How to se SSE4.1 & AMD Core Math Library to optimize WRF

Hi,

I’m on a 4 Quad-Core AMD Opteron 8378 CPUs box. I compile WRF V3.1 with PGI 9.0.1 and MPICH bound with PGI using the default compile options.

I wonder if it is possible to use AMD SSE4.1 & AMD Core Math Library to optimize WRF V3.1 while compiling.

Does anyone have this sort of experience?

Thanks

Hi Jerryleo,

AMD doesn’t support SSE4.1 (just SSE4a) so is not available on your Opteron. For systems that do support SSE4.1, the compiler will auto-generate these instruction where appropriate. Though, ACML would need to be updated by AMD if/when support for SSE4.1 is added.

  • Mat

Thanks for reply

How do I know the compiler auto-generates thess instruction where appropriate?

I checked the output of make, it auto-generated the “-fastsse -Mvect=noaltcode” options, but didn’t generate the “-tp” options.

Which sort of -tp options I should use for my case, amd64, amd64e, k8-64e, shanghai-64 or x64?

And how about the ACML, how do I know it already used the ACML or not?

Thanks

Hi Jerryleo,

How do I know the compiler auto-generates thess instruction where appropriate?

You’ll need to keep and inspect the assembly files.
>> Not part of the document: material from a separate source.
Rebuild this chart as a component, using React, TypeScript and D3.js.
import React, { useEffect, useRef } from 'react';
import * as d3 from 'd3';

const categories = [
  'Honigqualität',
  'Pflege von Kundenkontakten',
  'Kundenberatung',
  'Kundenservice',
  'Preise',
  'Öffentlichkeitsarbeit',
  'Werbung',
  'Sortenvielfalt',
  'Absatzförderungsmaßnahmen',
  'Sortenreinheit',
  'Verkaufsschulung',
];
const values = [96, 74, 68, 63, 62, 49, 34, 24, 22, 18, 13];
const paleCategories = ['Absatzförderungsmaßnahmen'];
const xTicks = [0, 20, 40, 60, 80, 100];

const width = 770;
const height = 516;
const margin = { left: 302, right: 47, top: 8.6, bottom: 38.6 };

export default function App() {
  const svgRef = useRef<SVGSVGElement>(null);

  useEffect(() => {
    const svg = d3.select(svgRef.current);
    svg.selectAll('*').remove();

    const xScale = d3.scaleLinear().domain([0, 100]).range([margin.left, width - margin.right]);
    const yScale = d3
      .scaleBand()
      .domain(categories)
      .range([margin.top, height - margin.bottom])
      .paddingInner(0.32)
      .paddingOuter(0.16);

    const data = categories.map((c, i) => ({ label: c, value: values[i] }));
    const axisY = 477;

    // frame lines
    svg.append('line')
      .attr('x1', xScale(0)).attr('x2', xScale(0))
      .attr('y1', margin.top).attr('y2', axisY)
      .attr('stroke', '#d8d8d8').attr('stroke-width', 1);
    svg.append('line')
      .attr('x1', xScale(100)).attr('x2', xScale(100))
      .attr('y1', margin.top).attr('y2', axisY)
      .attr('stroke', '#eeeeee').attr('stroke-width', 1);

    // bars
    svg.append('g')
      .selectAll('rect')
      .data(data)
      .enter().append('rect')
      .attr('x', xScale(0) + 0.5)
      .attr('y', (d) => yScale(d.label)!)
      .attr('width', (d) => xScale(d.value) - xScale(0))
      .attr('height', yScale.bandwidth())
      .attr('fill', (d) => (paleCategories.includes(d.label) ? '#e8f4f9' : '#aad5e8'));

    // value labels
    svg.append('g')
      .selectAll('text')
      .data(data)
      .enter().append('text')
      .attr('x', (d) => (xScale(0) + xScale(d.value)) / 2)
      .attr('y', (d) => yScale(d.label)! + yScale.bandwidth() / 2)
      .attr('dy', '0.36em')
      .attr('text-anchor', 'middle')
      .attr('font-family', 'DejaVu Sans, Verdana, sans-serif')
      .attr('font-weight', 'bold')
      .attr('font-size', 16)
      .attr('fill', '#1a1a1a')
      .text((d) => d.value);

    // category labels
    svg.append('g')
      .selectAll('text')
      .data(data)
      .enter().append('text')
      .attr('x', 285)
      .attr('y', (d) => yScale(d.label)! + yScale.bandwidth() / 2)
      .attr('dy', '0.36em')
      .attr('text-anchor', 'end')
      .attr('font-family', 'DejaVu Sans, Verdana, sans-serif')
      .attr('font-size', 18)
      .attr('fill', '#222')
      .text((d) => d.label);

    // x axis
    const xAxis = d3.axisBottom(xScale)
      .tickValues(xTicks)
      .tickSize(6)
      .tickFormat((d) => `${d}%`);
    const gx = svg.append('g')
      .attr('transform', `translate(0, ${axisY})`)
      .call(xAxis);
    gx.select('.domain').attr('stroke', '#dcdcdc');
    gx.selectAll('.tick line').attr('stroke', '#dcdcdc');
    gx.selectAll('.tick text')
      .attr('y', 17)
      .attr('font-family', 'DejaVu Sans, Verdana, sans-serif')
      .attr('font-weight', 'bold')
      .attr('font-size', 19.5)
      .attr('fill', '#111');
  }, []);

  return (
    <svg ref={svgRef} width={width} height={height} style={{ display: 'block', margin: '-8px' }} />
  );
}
Adding the flags “-Mkeepasm -Manno” will tell the compiler to keep your assembly file and annotate them with your source’s text.
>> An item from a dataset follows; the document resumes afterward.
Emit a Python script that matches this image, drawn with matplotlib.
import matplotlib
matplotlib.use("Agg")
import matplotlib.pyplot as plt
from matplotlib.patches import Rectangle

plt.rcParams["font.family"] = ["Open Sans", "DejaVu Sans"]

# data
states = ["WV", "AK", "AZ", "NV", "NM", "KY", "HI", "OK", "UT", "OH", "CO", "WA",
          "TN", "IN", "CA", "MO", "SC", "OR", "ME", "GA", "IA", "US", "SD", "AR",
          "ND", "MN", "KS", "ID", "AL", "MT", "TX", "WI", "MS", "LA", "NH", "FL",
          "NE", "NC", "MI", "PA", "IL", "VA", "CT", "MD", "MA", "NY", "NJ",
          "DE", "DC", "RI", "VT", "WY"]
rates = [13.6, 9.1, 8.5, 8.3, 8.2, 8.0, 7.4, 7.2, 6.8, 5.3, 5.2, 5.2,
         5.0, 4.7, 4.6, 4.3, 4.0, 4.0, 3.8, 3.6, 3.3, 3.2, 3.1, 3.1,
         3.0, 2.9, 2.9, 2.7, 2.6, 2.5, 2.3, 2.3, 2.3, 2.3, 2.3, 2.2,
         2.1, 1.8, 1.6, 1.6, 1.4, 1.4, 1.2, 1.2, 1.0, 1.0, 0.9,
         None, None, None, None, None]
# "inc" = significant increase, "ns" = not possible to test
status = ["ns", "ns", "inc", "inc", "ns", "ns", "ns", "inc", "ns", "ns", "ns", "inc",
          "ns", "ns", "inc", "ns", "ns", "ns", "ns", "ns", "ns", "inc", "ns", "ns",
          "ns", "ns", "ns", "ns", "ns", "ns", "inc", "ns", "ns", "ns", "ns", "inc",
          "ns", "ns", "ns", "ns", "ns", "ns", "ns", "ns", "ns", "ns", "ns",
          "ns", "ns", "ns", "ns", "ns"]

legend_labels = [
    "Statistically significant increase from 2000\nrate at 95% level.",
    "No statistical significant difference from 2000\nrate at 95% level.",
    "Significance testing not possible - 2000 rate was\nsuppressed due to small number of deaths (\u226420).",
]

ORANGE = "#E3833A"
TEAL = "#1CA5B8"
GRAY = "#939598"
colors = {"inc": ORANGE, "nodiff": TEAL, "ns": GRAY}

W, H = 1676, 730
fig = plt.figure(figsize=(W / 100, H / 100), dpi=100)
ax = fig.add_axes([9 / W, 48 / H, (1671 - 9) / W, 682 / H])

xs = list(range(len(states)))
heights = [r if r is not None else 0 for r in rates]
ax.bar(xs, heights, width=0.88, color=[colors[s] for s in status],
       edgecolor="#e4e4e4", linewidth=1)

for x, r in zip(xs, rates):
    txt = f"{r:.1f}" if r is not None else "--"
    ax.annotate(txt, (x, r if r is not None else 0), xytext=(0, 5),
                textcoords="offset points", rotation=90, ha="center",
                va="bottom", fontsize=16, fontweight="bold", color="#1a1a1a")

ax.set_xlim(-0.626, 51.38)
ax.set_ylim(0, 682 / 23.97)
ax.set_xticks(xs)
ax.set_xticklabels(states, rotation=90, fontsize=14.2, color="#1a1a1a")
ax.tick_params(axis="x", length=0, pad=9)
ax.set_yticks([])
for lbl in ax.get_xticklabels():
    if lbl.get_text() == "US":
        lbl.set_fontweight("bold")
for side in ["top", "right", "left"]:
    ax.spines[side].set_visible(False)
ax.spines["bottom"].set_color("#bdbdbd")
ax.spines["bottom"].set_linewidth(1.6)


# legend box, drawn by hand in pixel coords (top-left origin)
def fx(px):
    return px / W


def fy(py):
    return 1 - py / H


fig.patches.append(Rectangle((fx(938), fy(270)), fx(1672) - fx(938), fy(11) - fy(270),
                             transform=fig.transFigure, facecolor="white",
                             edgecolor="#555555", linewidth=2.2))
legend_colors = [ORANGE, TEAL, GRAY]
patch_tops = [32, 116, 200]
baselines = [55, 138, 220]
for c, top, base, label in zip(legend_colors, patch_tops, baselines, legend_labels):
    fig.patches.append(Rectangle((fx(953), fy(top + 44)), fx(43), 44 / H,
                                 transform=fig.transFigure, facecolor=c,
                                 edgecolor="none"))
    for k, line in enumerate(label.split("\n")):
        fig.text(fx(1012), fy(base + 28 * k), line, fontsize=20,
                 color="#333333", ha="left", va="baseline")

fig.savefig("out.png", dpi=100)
I checked the output of make, it auto-generated the “-fastsse -Mvect=noaltcode” options, but didn’t generate the “-tp” options. Which sort of -tp options I should use for my case, amd64, amd64e, k8-64e, shanghai-64 or x64?

An Opteron 8378 has a “Shanghai” micro-architecture so by default the compiler uses “-tp shanghai-64”. You should only need to set the target processor (-tp) if you will be running your application on a different system having a different architecture.

And how about the ACML, how do I know it already used the ACML or not?

I would check with AMD. However, given that AMD doesn’t support SSE4.1 instructions, I highly doubt their math library would use these instructions. I could be wrong though!

  • Mat

Thanks for detailed reply